Avoid disturbing fawns spring-summer

Deer fawns are being born this time of year and the Minnesota Department of Natural Resources asks that people avoid disturbing or touching them.

Most fawns are born in mid-May to mid-June, and fawns do not attempt to evade predators during their first few weeks of life. Instead, they remain still to avoid being seen. During these times, fawns are learning critical survival skills from their mothers but are often left on their own while their mothers are foraging nearby. Be assured deer fawns are fine even if they look abandoned or fragile.

For more information about what to do if you find fawns or other species of baby wild animals, visit the DNR website.

Removing lake plants could require a permit 

Lakeshore property owners are reminded that a permit may be required to remove aquatic plants, according to the Minnesota Department of Natural Resources.
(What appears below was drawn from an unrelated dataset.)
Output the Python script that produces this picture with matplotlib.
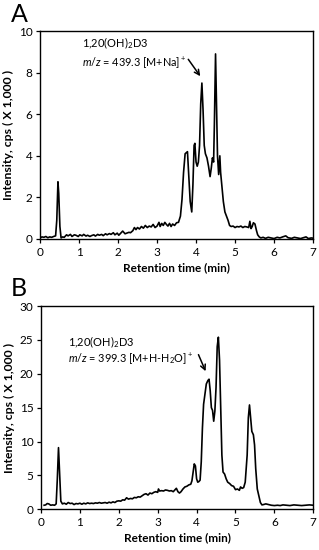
import matplotlib.pyplot as plt

plt.rcParams['font.family'] = ['Lato', 'DejaVu Sans']
plt.rcParams['mathtext.fontset'] = 'custom'
plt.rcParams['mathtext.rm'] = 'Lato'
plt.rcParams['mathtext.it'] = 'Lato:italic'

# panel A: m/z 439.3 trace (intensity in thousands of cps)
time_a = [0.00, 0.05, 0.10, 0.15, 0.20, 0.25, 0.30, 0.35, 0.40, 0.43, 0.46, 0.48, 0.51, 0.54,
          0.58, 0.62, 0.68, 0.72, 0.78, 0.82, 0.88, 0.92, 0.98, 1.02, 1.08, 1.12, 1.18, 1.22,
          1.28, 1.32, 1.38, 1.42, 1.48, 1.52, 1.58, 1.62, 1.68, 1.72, 1.78, 1.82, 1.88, 1.92,
          1.98, 2.02, 2.08, 2.12, 2.18, 2.22, 2.28, 2.32, 2.38, 2.42, 2.46, 2.50, 2.55, 2.60,
          2.65, 2.70, 2.75, 2.80, 2.85, 2.90, 2.95, 3.00, 3.05, 3.08, 3.12, 3.16, 3.20, 3.24,
          3.28, 3.32, 3.36, 3.40, 3.45, 3.50, 3.55, 3.60, 3.64, 3.68, 3.72, 3.75, 3.78, 3.81,
          3.85, 3.89, 3.92, 3.95, 3.97, 4.00, 4.03, 4.06, 4.09, 4.12, 4.15, 4.18, 4.21, 4.24,
          4.28, 4.32, 4.36, 4.39, 4.42, 4.45, 4.47, 4.50, 4.53, 4.55, 4.58, 4.61, 4.63, 4.66,
          4.70, 4.74, 4.78, 4.82, 4.86, 4.90, 4.95, 5.00, 5.05, 5.10, 5.15, 5.20, 5.25, 5.30,
          5.35, 5.38, 5.41, 5.44, 5.47, 5.51, 5.55, 5.58, 5.62, 5.66, 5.72, 5.78, 5.85, 5.92,
          6.00, 6.08, 6.15, 6.22, 6.30, 6.36, 6.45, 6.52, 6.60, 6.68, 6.75, 6.82, 6.88, 6.95,
          7.00]
int_a = [0.05, 0.10, 0.08, 0.12, 0.06, 0.10, 0.08, 0.12, 0.15, 0.90, 2.75, 2.20, 0.60, 0.05,
         0.10, 0.08, 0.20, 0.15, 0.22, 0.12, 0.20, 0.18, 0.12, 0.20, 0.15, 0.22, 0.14, 0.18,
         0.12, 0.16, 0.20, 0.14, 0.22, 0.18, 0.22, 0.16, 0.25, 0.20, 0.26, 0.22, 0.30, 0.20,
         0.28, 0.18, 0.30, 0.38, 0.25, 0.28, 0.32, 0.30, 0.40, 0.55, 0.45, 0.55, 0.48, 0.60,
         0.52, 0.65, 0.55, 0.62, 0.58, 0.70, 0.55, 0.62, 0.80, 0.60, 0.75, 0.65, 0.80, 0.70,
         0.62, 0.75, 0.60, 0.72, 0.65, 0.78, 0.80, 1.10, 1.90, 3.20, 4.10, 4.15, 4.20, 3.20,
         1.80, 1.30, 2.60, 4.50, 4.60, 3.70, 3.50, 3.70, 4.50, 6.50, 7.50, 6.20, 4.50, 4.10,
         3.90, 3.50, 3.00, 3.40, 3.90, 3.70, 5.50, 8.90, 6.00, 4.00, 3.10, 4.00, 3.20, 2.60,
         1.80, 1.30, 1.10, 0.90, 0.65, 0.60, 0.62, 0.55, 0.60, 0.58, 0.62, 0.55, 0.60, 0.58,
         0.55, 0.85, 0.50, 0.60, 0.78, 0.72, 0.40, 0.20, 0.10, 0.05, 0.08, 0.03, 0.08, 0.05,
         0.02, 0.08, 0.05, 0.10, 0.15, 0.06, 0.03, 0.08, 0.05, 0.02, 0.06, 0.10, 0.02, 0.05,
         0.04]

# panel B: m/z 399.3 trace
time_b = [0.08, 0.12, 0.16, 0.20, 0.25, 0.30, 0.35, 0.39, 0.42, 0.45, 0.48, 0.51, 0.55, 0.60,
          0.65, 0.70, 0.75, 0.80, 0.85, 0.90, 0.95, 1.00, 1.05, 1.10, 1.15, 1.20, 1.25, 1.30,
          1.35, 1.40, 1.45, 1.50, 1.55, 1.60, 1.65, 1.70, 1.75, 1.80, 1.85, 1.90, 1.95, 2.00,
          2.05, 2.10, 2.15, 2.20, 2.25, 2.30, 2.35, 2.40, 2.45, 2.50, 2.55, 2.60, 2.65, 2.70,
          2.75, 2.80, 2.85, 2.90, 2.95, 3.00, 3.02, 3.05, 3.10, 3.15, 3.20, 3.25, 3.30, 3.35,
          3.40, 3.45, 3.48, 3.52, 3.56, 3.60, 3.65, 3.70, 3.75, 3.80, 3.85, 3.88, 3.91, 3.94,
          3.97, 4.00, 4.03, 4.06, 4.09, 4.12, 4.15, 4.18, 4.21, 4.25, 4.29, 4.32, 4.35, 4.38,
          4.41, 4.44, 4.47, 4.50, 4.53, 4.56, 4.59, 4.62, 4.65, 4.68, 4.72, 4.76, 4.80, 4.85,
          4.90, 4.95, 5.00, 5.05, 5.10, 5.13, 5.17, 5.21, 5.25, 5.30, 5.33, 5.36, 5.39, 5.42,
          5.46, 5.49, 5.52, 5.56, 5.60, 5.64, 5.68, 5.72, 5.78, 5.85, 5.92, 6.00, 6.08, 6.15,
          6.22, 6.30, 6.40, 6.50, 6.60, 6.70, 6.80, 6.90, 7.00]
int_b = [0.60, 0.65, 0.85, 0.80, 0.60, 0.65, 0.60, 0.80, 4.50, 9.10, 5.00, 1.20, 0.80, 0.90,
         0.75, 1.00, 0.85, 0.90, 0.70, 0.85, 0.80, 0.90, 0.75, 0.90, 0.80, 0.95, 0.85, 0.90,
         0.85, 0.95, 0.90, 1.00, 0.90, 0.95, 1.00, 0.90, 1.05, 0.95, 1.10, 1.00, 1.20, 1.25,
         1.20, 1.40, 1.35, 1.70, 1.50, 1.60, 1.55, 1.75, 1.70, 1.85, 1.80, 2.00, 2.20, 2.30,
         2.10, 2.40, 2.30, 2.50, 2.60, 2.50, 3.00, 2.70, 2.75, 2.70, 2.85, 2.80, 2.70, 2.75,
         2.60, 2.90, 3.10, 2.60, 2.40, 2.60, 3.00, 3.30, 3.40, 3.60, 3.70, 4.20, 5.50, 6.70,
         6.40, 4.50, 4.00, 4.10, 4.30, 7.00, 12.00, 15.50, 16.80, 18.50, 19.00, 19.20, 17.50, 15.00,
         14.60, 13.00, 14.50, 18.00, 24.00, 25.40, 22.00, 15.00, 8.00, 5.50, 5.20, 4.50, 4.00, 3.80,
         3.50, 3.40, 2.90, 3.00, 2.80, 3.30, 3.10, 3.20, 4.00, 8.00, 13.50, 15.40, 13.50, 11.50,
         11.00, 9.50, 6.00, 3.00, 2.00, 1.00, 0.65, 0.70, 0.80, 0.70, 0.60, 0.55, 0.60, 0.55,
         0.65, 0.60, 0.55, 0.65, 0.60, 0.55, 0.60, 0.65, 0.60]

x_ticks = [0, 1, 2, 3, 4, 5, 6, 7]
y_ticks_a = [0, 2, 4, 6, 8, 10]
y_ticks_b = [0, 5, 10, 15, 20, 25, 30]


def style_axis(ax, yticks):
    ax.set_xlim(0, 7)
    ax.set_ylim(yticks[0], yticks[-1])
    ax.set_xticks(x_ticks)
    ax.set_yticks(yticks)
    ax.tick_params(direction='out', length=3, width=0.9, labelsize=8.5, pad=2.5)
    for s in ax.spines.values():
        s.set_linewidth(1.0)
    ax.set_xlabel('Retention time (min)', fontsize=8.5, fontweight='bold', labelpad=3)
    ax.set_ylabel('Intensity, cps ( X 1,000 )', fontsize=8.8, fontweight='bold', labelpad=3)


fig = plt.figure(figsize=(3.19, 5.5), dpi=100)

ax1 = fig.add_axes([0.1254, 0.5655, 0.856, 0.378])
ax1.plot(time_a, int_a, color='black', lw=1.2)
style_axis(ax1, y_ticks_a)
ax1.text(1.07, 9.4, '1,20(OH)$_2$D3', fontsize=8, va='center')
ax1.text(1.07, 8.5, '$m/z$ = 439.3 [M+Na]$^+$', fontsize=7.8, va='center')
ax1.annotate('', xy=(4.15, 7.72), xytext=(3.76, 8.75),
             arrowprops=dict(arrowstyle='->', color='black', lw=1.1, mutation_scale=9))

ax2 = fig.add_axes([0.1285, 0.074, 0.8536, 0.3696])
ax2.plot(time_b, int_b, color='black', lw=1.2)
style_axis(ax2, y_ticks_b)
ax2.text(0.69, 24.6, '1,20(OH)$_2$D3', fontsize=8, va='center')
ax2.text(0.69, 22.2, '$m/z$ = 399.3 [M+H-H$_2$O]$^+$', fontsize=7.8, va='center')
ax2.annotate('', xy=(4.26, 20.0), xytext=(4.02, 23.2),
             arrowprops=dict(arrowstyle='->', color='black', lw=1.1, mutation_scale=9))

fig.text(0.035, 0.995, 'A', fontsize=18, va='top')
fig.text(0.035, 0.497, 'B', fontsize=18, va='top')

fig.savefig('out.png', dpi=100)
Aquatic plants provide food and shelter for fish, ducks and other wildlife. They also stabilize the lake bottom, which helps maintain water clarity, and protect shorelines from erosion by absorbing energy from waves and ice.

The DNR frequently receives questions about devices that generate water current to blast muck and plants away. They have various trade names, but the DNR refers to these devices generically as hydraulic jets. Even though you can buy one, they cannot be used in any way that disturbs the bottom of the lake or uproots plants.

DNR posts routine, seasonal fishing closures 

As in previous years, to protect spawning fish, the Department of Natural Resources has begun to close certain portions of some Minnesota waters to fishing. These closings are routine and based on local conditions. Closings occur each year as ice-out begins and waters begin to warm.

The DNR closes spawning locations to fishing only where habitat is limited and fish are very concentrated in one location, such as a river or the bay of a lake where fish are congregated during spawning. Areas closed to fishing are listed and updated on the DNR website.